• Objective: Extract the lines from the start through the line that holds "3 - Scholarship", both included, omitting all images.

## Begin

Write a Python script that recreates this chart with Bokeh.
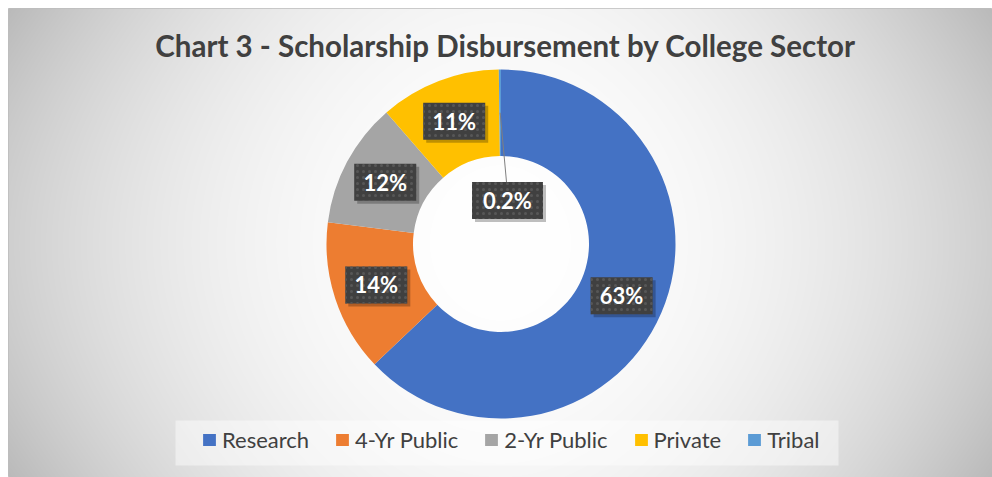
import numpy as np
from bokeh.plotting import figure
from bokeh.models import Range1d, Legend, LegendItem, ColumnDataSource, Label, BoxAnnotation
from bokeh.core.properties import value
from bokeh.embed import file_html
from bokeh.resources import INLINE

# ---- data ----
sectors = ["Research", "4-Yr Public", "2-Yr Public", "Private", "Tribal"]
shares = [62.9, 14.1, 11.6, 11.2, 0.2]
colors = ["#4472C4", "#ED7D31", "#A5A5A5", "#FFC000", "#5B9BD5"]
title_text = "Chart 3 - Scholarship Disbursement by College Sector"

# ---- layout (1 data unit = 1 pixel) ----
W, H = 984, 469
M = 8
CX, CY = 492.5, 233.5
R_OUT, R_IN = 174.5, 88.0
R_MID = (R_OUT + R_IN) / 2

p = figure(width=W + M, height=H + M, x_range=Range1d(0, W), y_range=Range1d(0, H),
           output_backend="svg", toolbar_location=None, min_border=0,
           min_border_left=M, min_border_top=M)
p.axis.visible = False
p.grid.visible = False
p.outline_line_color = "#bdbdbd"
p.background_fill_color = "#e6e6e6"
p.border_fill_color = "white"

# background radial-ish gradient
yy, xx = np.mgrid[0:H, 0:W].astype(float) + 0.5
u = (xx - W / 2) / (W / 2)
w = (yy - H / 2) / (H / 2)
drop = 48 * u ** 2 + 9 * w ** 2 + 12 * u ** 2 * w ** 2
v = np.clip(255 - drop, 0, 255).astype(np.uint8)
img = np.empty((H, W), dtype=np.uint32)
view = img.view(dtype=np.uint8).reshape((H, W, 4))
view[..., 0] = v
view[..., 1] = v
view[..., 2] = v
view[..., 3] = 255
p.image_rgba(image=[img], x=0, y=0, dw=W, dh=H)

# donut
frac = np.array(shares) / sum(shares)
cum = np.concatenate([[0.0], np.cumsum(frac)])
start = np.pi / 2 - 2 * np.pi * cum[:-1]
end = np.pi / 2 - 2 * np.pi * cum[1:]
mid = (start + end) / 2
src = ColumnDataSource(dict(sector=sectors, start=start, end=end, color=colors))
r = p.annular_wedge(x=CX, y=CY, inner_radius=R_IN, outer_radius=R_OUT,
                    start_angle="start", end_angle="end", direction="clock",
                    fill_color="color", line_color=None, source=src)

# data labels
lx, ly, lt, lw = [], [], [], []
lead_x0, lead_y0, lead_x1, lead_y1 = [], [], [], []
BOX_H = 37
for i, s in enumerate(shares):
    txt = f"{s:.1f}%" if s < 1 else f"{round(s)}%"
    if frac[i] < 0.01:
        x = CX + 6.5
        y = CY + 43.5
        lead_x0.append(CX + R_MID * np.cos(mid[i]))
        lead_y0.append(CY + R_MID * np.sin(mid[i]))
        lead_x1.append(x - 1)
        lead_y1.append(y + BOX_H / 2)
    else:
        x = CX + R_MID * np.cos(mid[i])
        y = CY + R_MID * np.sin(mid[i])
    lx.append(x)
    ly.append(y)
    lt.append(txt)
    lw.append(62 if "." not in txt else 71)

lsrc = ColumnDataSource(dict(x=lx, y=ly, text=lt, w=lw,
                             sx=[a + 3 for a in lx], sy=[b - 3 for b in ly]))
p.segment(x0=lead_x0, y0=lead_y0, x1=lead_x1, y1=lead_y1, line_color="#808080", line_width=1)
p.rect(x="sx", y="sy", width="w", height=BOX_H, source=lsrc,
       fill_color="black", fill_alpha=0.25, line_color=None)
p.rect(x="x", y="y", width="w", height=BOX_H, source=lsrc,
       fill_color="#404040", line_color=None,
       hatch_pattern="dot", hatch_color="#575757", hatch_scale=6, hatch_weight=1)
p.text(x="x", y="y", text="text", source=lsrc, text_color="white",
       text_font=value("Lato"), text_font_style="bold", text_font_size="22px",
       text_align="center", text_baseline="middle")

# title
p.add_layout(Label(x=497, y=432, text=title_text, text_font="Lato", text_font_style="bold",
                   text_font_size="29.5px", text_color="#404040", text_align="center",
                   text_baseline="alphabetic"))

# legend box
p.add_layout(BoxAnnotation(left=167, right=830, bottom=12, top=57,
                           fill_color="white", fill_alpha=0.45, line_color=None))

legend = Legend(items=[LegendItem(label=s, renderers=[r], index=i) for i, s in enumerate(sectors)],
                orientation="horizontal", location=(193, 24),
                label_text_font="Lato", label_text_font_size="22px", label_text_color="#404040",
                glyph_width=16, glyph_height=15, label_standoff=5, spacing=25,
                padding=0, margin=0, background_fill_alpha=0, border_line_color=None)
p.add_layout(legend, "center")

open("out.html", "w").write(file_html(p, INLINE))
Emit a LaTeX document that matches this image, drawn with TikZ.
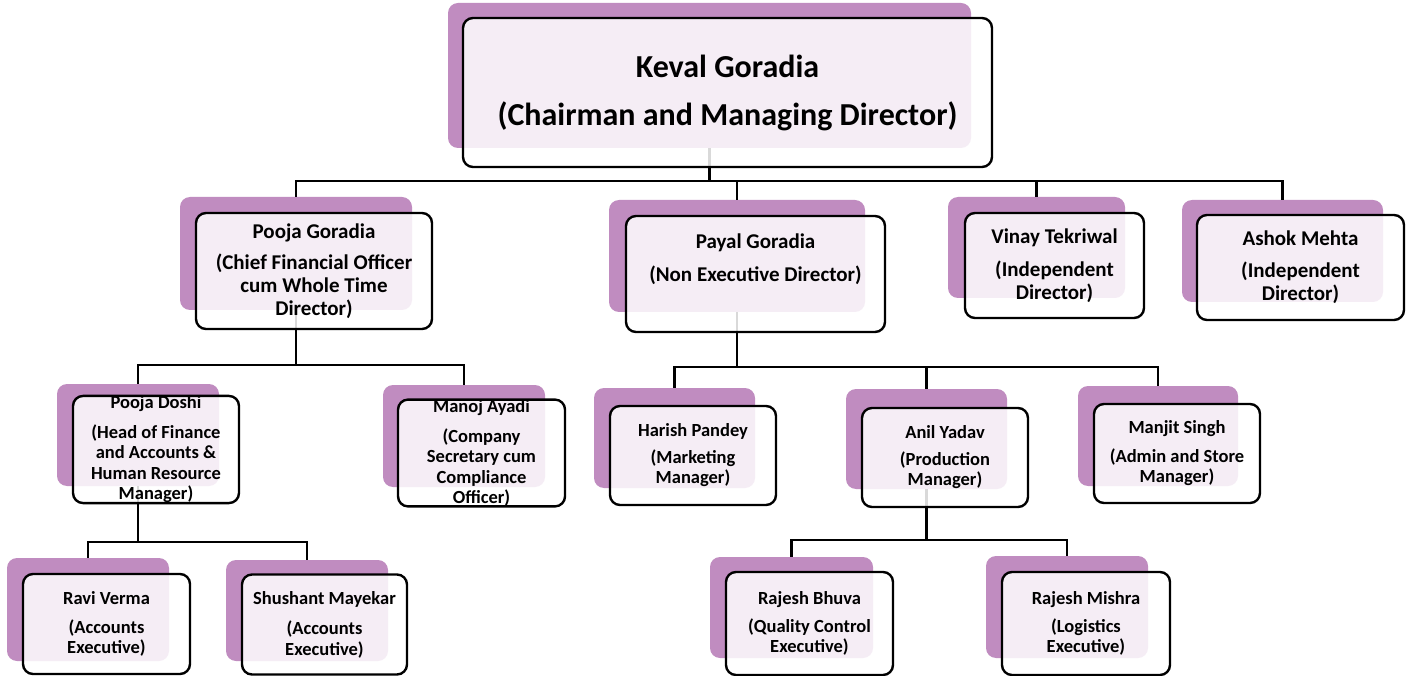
\documentclass[tikz,border=0pt]{standalone}
\usepackage{fontspec}
\setmainfont{Carlito}
\usepackage{xcolor}
\usepackage{tikz}

\definecolor{orchid}{RGB}{192,140,192}

\begin{document}
\begin{tikzpicture}[x=1pt, y=-1pt,
    bg/.style={rectangle, fill=orchid, rounded corners=10pt, inner sep=0pt},
    card/.style={rectangle, draw, line width=2.4pt, rounded corners=10pt, fill=white, fill opacity=0.85, text opacity=1, align=center, inner sep=0pt},
    top/.style={font=\bfseries\fontsize{32}{39}\selectfont},
    mid/.style={font=\bfseries\fontsize{21}{23}\selectfont},
    low/.style={font=\bfseries\fontsize{18.5}{20.5}\selectfont},
    link/.style={draw, line width=2.2pt}]
    \path[use as bounding box, fill=white] (0,0) rectangle (1408,676);

    % back shapes
    \node[bg, minimum width=523pt, minimum height=145pt] (keval-bg) at (709.5,75.5) {};
    \node[bg, minimum width=232pt, minimum height=113pt] (pooja-bg) at (296,253.5) {};
    \node[bg, minimum width=256pt, minimum height=112pt] (payal-bg) at (737,256) {};
    \node[bg, minimum width=177pt, minimum height=101pt] (vinay-bg) at (1036.5,247.5) {};
    \node[bg, minimum width=201pt, minimum height=102pt] (ashok-bg) at (1282.5,251) {};
    \node[bg, minimum width=162pt, minimum height=102pt] (doshi-bg) at (138,435) {};
    \node[bg, minimum width=162pt, minimum height=102pt] (manoj-bg) at (464,436) {};
    \node[bg, minimum width=161pt, minimum height=100pt] (harish-bg) at (674.5,438) {};
    \node[bg, minimum width=161pt, minimum height=100pt] (anil-bg) at (926.5,439) {};
    \node[bg, minimum width=160pt, minimum height=100pt] (manjit-bg) at (1158,436) {};
    \node[bg, minimum width=162pt, minimum height=103pt] (ravi-bg) at (88,609.5) {};
    \node[bg, minimum width=162pt, minimum height=101pt] (shushant-bg) at (307,610.5) {};
    \node[bg, minimum width=163pt, minimum height=101pt] (bhuva-bg) at (791.5,607.5) {};
    \node[bg, minimum width=162pt, minimum height=102pt] (mishra-bg) at (1067,607) {};

    % reporting lines
    \draw[link] (keval-bg.south) -- ++(0,33) -| (pooja-bg.north);
    \draw[link] (keval-bg.south) -- ++(0,33) -| (payal-bg.north);
    \draw[link] (keval-bg.south) -- ++(0,33) -| (vinay-bg.north);
    \draw[link] (keval-bg.south) -- ++(0,33) -| (ashok-bg.north);
    \draw[link] (pooja-bg.south) -- ++(0,55) -| (doshi-bg.north);
    \draw[link] (pooja-bg.south) -- ++(0,55) -| (manoj-bg.north);
    \draw[link] (payal-bg.south) -- ++(0,55) -| (harish-bg.north);
    \draw[link] (payal-bg.south) -- ++(0,55) -| (anil-bg.north);
    \draw[link] (payal-bg.south) -- ++(0,55) -| (manjit-bg.north);
    \draw[link] (doshi-bg.south) -- ++(0,56) -| (ravi-bg.north);
    \draw[link] (doshi-bg.south) -- ++(0,56) -| (shushant-bg.north);
    \draw[link] (anil-bg.south) -- ++(0,51) -| (bhuva-bg.north);
    \draw[link] (anil-bg.south) -- ++(0,51) -| (mishra-bg.north);

    % front cards
    \node[card, top, minimum width=529pt, minimum height=149pt] (keval) at (727.5,92.5) {Keval Goradia\\[9pt] (Chairman and Managing Director)};
    \node[card, mid, minimum width=236pt, minimum height=116pt] (pooja) at (314,271) {Pooja Goradia\\[8pt] (Chief Financial Officer\\ cum Whole Time\\ Director)};
    \node[card, mid, minimum width=259pt, minimum height=116pt] (payal) at (755.5,274) {Payal Goradia\\[10pt] (Non Executive Director)\\[10pt] \mbox{}};
    \node[card, mid, minimum width=179pt, minimum height=105pt] (vinay) at (1054.5,265.5) {Vinay Tekriwal\\[10pt] (Independent\\ Director)};
    \node[card, mid, minimum width=207pt, minimum height=105pt] (ashok) at (1300.5,267.5) {Ashok Mehta\\[9pt] (Independent\\ Director)};
    \node[card, low, minimum width=166pt, minimum height=101pt] (doshi) at (156,449.5) {Pooja Doshi\\[9pt] (Head of Finance\\ and Accounts \&\\ Human Resource\\ Manager)};
    \node[card, low, minimum width=167pt, minimum height=104pt] (manoj) at (481.5,453) {Manoj Ayadi\\[9pt] (Company\\ Secretary cum\\ Compliance\\ Officer)};
    \node[card, low, minimum width=166pt, minimum height=99pt] (harish) at (693,455.5) {Harish Pandey\\[6pt] (Marketing\\ Manager)};
    \node[card, low, minimum width=166pt, minimum height=99pt] (anil) at (945,457.5) {Anil Yadav\\[6pt] (Production\\ Manager)};
    \node[card, low, minimum width=166pt, minimum height=99pt] (manjit) at (1177,453.5) {Manjit Singh\\[8pt] (Admin and Store\\ Manager)};
    \node[card, low, minimum width=167pt, minimum height=100pt] (ravi) at (106.5,624) {Ravi Verma\\[8pt] (Accounts\\ Executive)};
    \node[card, low, minimum width=165pt, minimum height=100pt] (shushant) at (324.5,624.5) {Shushant Mayekar\\[10pt] (Accounts\\ Executive)};
    \node[card, low, minimum width=167pt, minimum height=103pt] (bhuva) at (809.5,623.5) {Rajesh Bhuva\\[7pt] (Quality Control\\ Executive)};
    \node[card, low, minimum width=168pt, minimum height=103pt] (mishra) at (1086,623.5) {Rajesh Mishra\\[7pt] (Logistics\\ Executive)};
\end{tikzpicture}
\end{document}
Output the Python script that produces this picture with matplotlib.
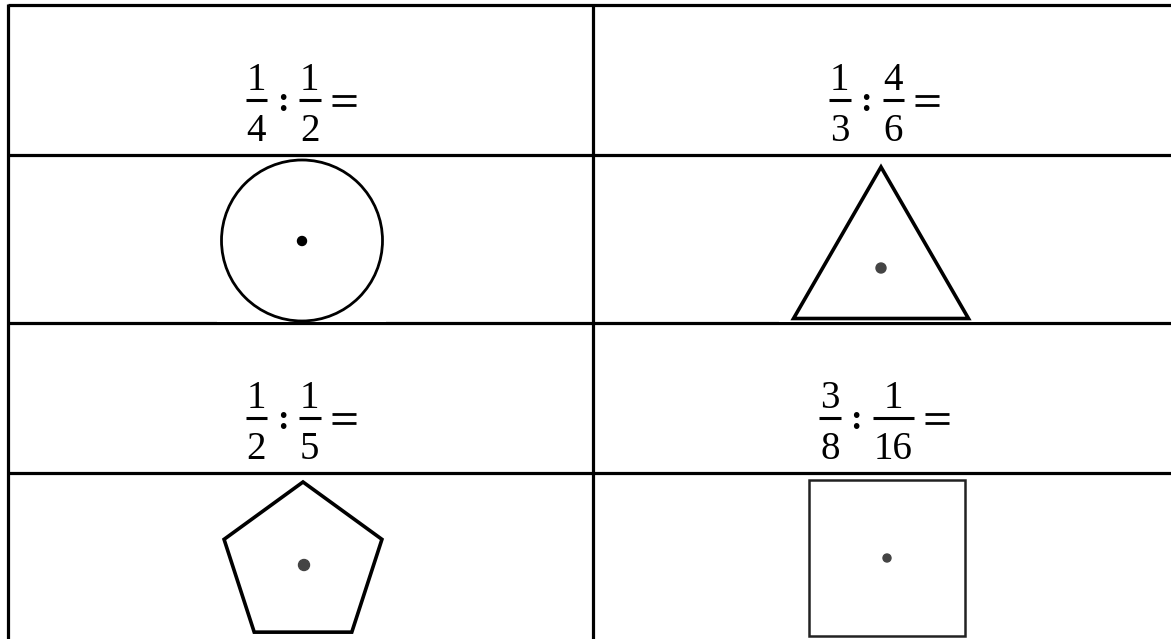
import matplotlib
matplotlib.use("Agg")
import matplotlib.pyplot as plt
from matplotlib.patches import Circle, RegularPolygon
import numpy as np

# table layout (pixel units)
col_edges = [8, 593, 1171]
row_edges = [5, 155, 323, 473, 639]

# fraction tasks, one per text cell
task_rows = [0, 0, 2, 2]
task_cols = [0, 1, 0, 1]
numer_left = ["1", "1", "1", "3"]
denom_left = ["4", "3", "2", "8"]
numer_right = ["1", "4", "1", "1"]
denom_right = ["2", "6", "5", "16"]

# shapes: kind, centre, size, dot
shape_kinds = ["circle", "triangle", "pentagon", "square"]
shape_cx = [302, 881, 303, 887]
shape_cy = [240.5, 268, 565, 558]
shape_r = [80.5, 101, 83, 111]
dot_x = [302, 881, 304, 887]
dot_y = [241, 268, 565, 558]
dot_r = [4.5, 5, 5.5, 4]
shape_lw = [2.0, 2.6, 2.6, 1.8]
dot_color = ["#000000", "#444444", "#444444", "#444444"]

W, H = 1171, 639
fig = plt.figure(figsize=(W / 100, H / 100), dpi=100)
ax = fig.add_axes([0, 0, 1, 1])
ax.set_xlim(0, W)
ax.set_ylim(H, 0)
ax.axis("off")

FONT = "Liberation Serif"
FS = 28
DIGIT_W = 19.5


def draw_fraction(x0, ybar, num, den):
    w = max(len(num), len(den)) * DIGIT_W + 2
    xc = x0 + w / 2
    ax.plot([x0, x0 + w], [ybar, ybar], color="black", lw=2.2, solid_capstyle="butt")
    ax.text(xc, ybar - 10, num, ha="center", va="baseline", fontsize=FS, family=FONT)
    ax.text(xc, ybar + 41, den, ha="center", va="baseline", fontsize=FS, family=FONT)
    return w


lw = 2.3
for y in row_edges[:-1]:
    ax.plot([col_edges[0], W + 5], [y, y], color="black", lw=lw, solid_capstyle="butt")
for x in col_edges[:-1]:
    ax.plot([x, x], [row_edges[0] - 1, H + 5], color="black", lw=lw, solid_capstyle="butt")

# pasted shape images cover part of the rule under row 2
ax.add_patch(plt.Rectangle((217, 319), 169, 3, color="white", lw=0, zorder=3))
ax.add_patch(plt.Rectangle((779, 319), 211, 3, color="white", lw=0, zorder=3))

for r, c, a, b, cc, d in zip(task_rows, task_cols, numer_left, denom_left, numer_right, denom_right):
    w1 = max(len(a), len(b)) * DIGIT_W + 2
    w2 = max(len(cc), len(d)) * DIGIT_W + 2
    total = w1 + 14 + 3 + 15 + w2 + 11 + 24
    xc = (col_edges[c] + col_edges[c + 1]) / 2 + (2 if c == 1 else 0)
    x = xc - total / 2
    ybar = row_edges[r] + 95
    draw_fraction(x, ybar, a, b)
    x += w1 + 14
    ax.text(x + 1.5, ybar + 11, ":", ha="center", va="baseline", fontsize=25,
            family=FONT, fontweight="bold")
    x += 3 + 15
    draw_fraction(x, ybar, cc, d)
    x += w2 + 11
    ax.plot([x, x + 24], [ybar - 4, ybar - 4], color="black", lw=2.0, solid_capstyle="butt")
    ax.plot([x, x + 24], [ybar + 5, ybar + 5], color="black", lw=2.0, solid_capstyle="butt")

for kind, cx, cy, rr, dx, dy, dr, slw, dc in zip(shape_kinds, shape_cx, shape_cy, shape_r,
                                                  dot_x, dot_y, dot_r, shape_lw, dot_color):
    if kind == "circle":
        p = Circle((cx, cy), rr, fill=False, ec="black", lw=slw)
    elif kind == "triangle":
        p = RegularPolygon((cx, cy), 3, radius=rr, orientation=np.pi, fill=False, ec="black", lw=slw)
    elif kind == "pentagon":
        p = RegularPolygon((cx, cy), 5, radius=rr, orientation=np.pi, fill=False, ec="black", lw=slw)
    else:
        p = RegularPolygon((cx, cy), 4, radius=rr, orientation=np.pi / 4, fill=False, ec="#222222", lw=slw)
    p.set_zorder(4)
    ax.add_patch(p)
    ax.add_patch(Circle((dx, dy), dr, color=dc, zorder=5))

fig.savefig("out.png", dpi=100)
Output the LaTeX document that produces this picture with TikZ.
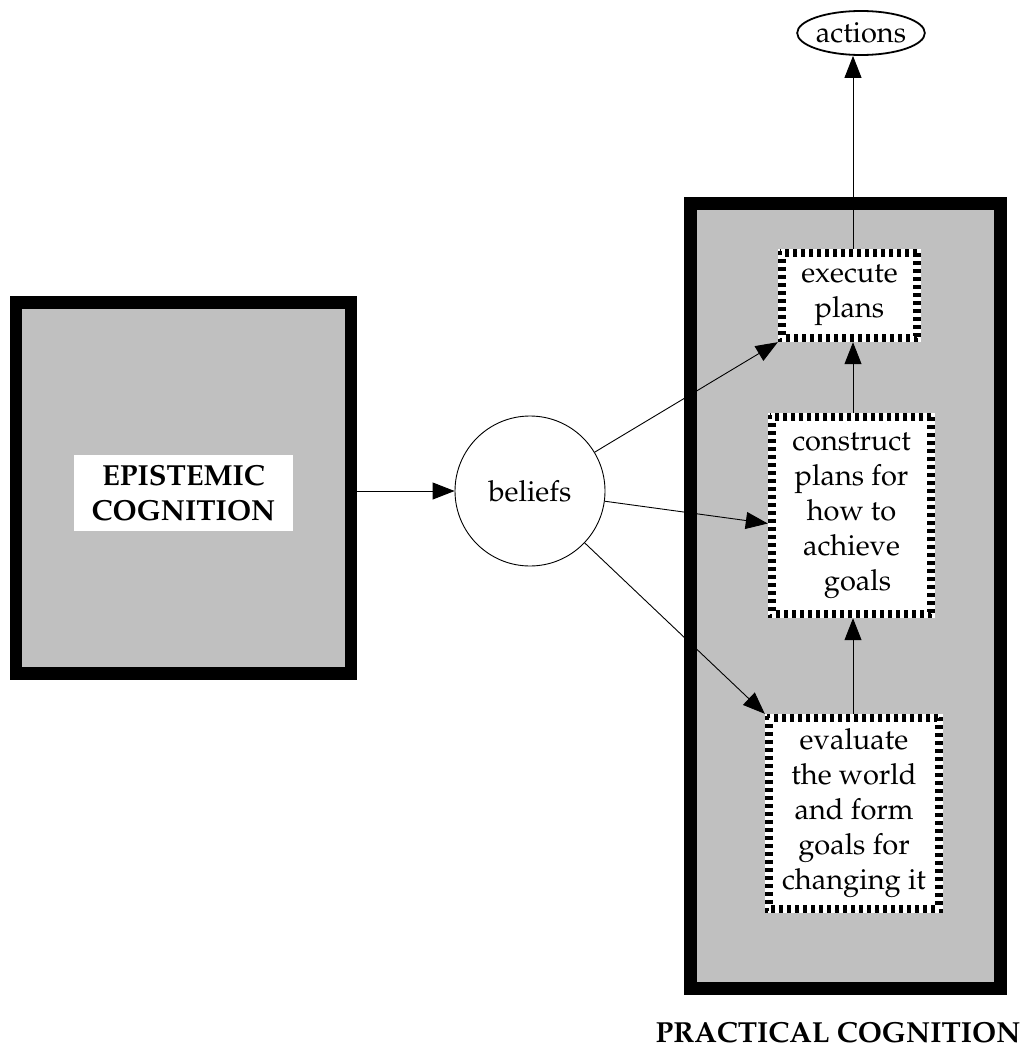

## End

• Full output:
Write a Python script that recreates this chart with Bokeh.
import numpy as np
from bokeh.plotting import figure
from bokeh.models import Range1d, Legend, LegendItem, ColumnDataSource, Label, BoxAnnotation
from bokeh.core.properties import value
from bokeh.embed import file_html
from bokeh.resources import INLINE

# ---- data ----
sectors = ["Research", "4-Yr Public", "2-Yr Public", "Private", "Tribal"]
shares = [62.9, 14.1, 11.6, 11.2, 0.2]
colors = ["#4472C4", "#ED7D31", "#A5A5A5", "#FFC000", "#5B9BD5"]
title_text = "Chart 3 - Scholarship Disbursement by College Sector"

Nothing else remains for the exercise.